Re: STORY: I don't know, Timmy, being God is a big responsibility

From: Stathis Papaioannou (stathisp@gmail.com)
Date: Wed Feb 28 2007 - 05:34:19 MST


On 2/28/07, Norman Noman <overturnedchair@gmail.com> wrote:

Great story, I was just thinking along similar lines in the context of
> infinite regress, namely:
>
> If rather than pulling some kind of bootstrapping first cause or looped
> time thing, the universe is infinitely nested, it seems likely-to-inevitable
> that some of the nestings would be artificial rather than natural, and that
> given an infinite number of artificial nestings it seems again
> likely-to-inevitable that some percentage of them would not be pure,
> hermetic simulations, but would have errors or back doors or just easter
> eggs where the programmers' names scroll upwards accompanied by an upbeat
> orchestral soundtrack.
>
> Apparently infinite layers of messing around somehow adds up to a
> completely natural seeming world, assuming any of what I said is true to
> begin with, which seems unlikely but plausible.

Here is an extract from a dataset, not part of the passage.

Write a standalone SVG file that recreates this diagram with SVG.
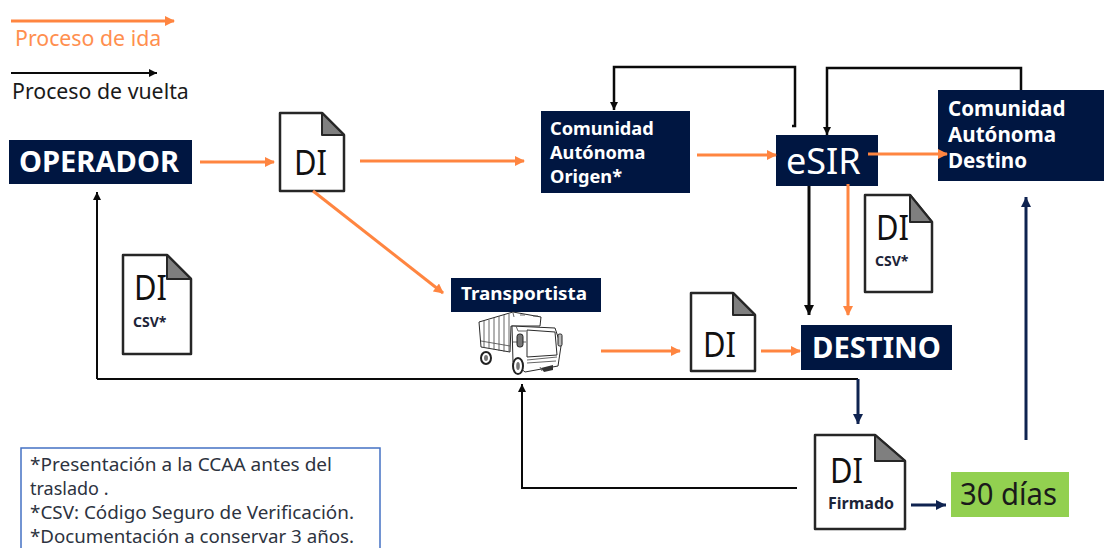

If an infinite computer is is possible hand-coding of individual universes
is not necessary: a simple program such as a universal dovetailer will
compute all possible worlds, including an infinitely nested set of
emulations. This means that if an infinite computer exists anywhere, almost
certainly we are being emulated on it now. The idea is related to to the
theory that all mathematical structures exist, explored by people such as
Max Tegmark, Jurgen Schmidhuber and Bruno Marchal.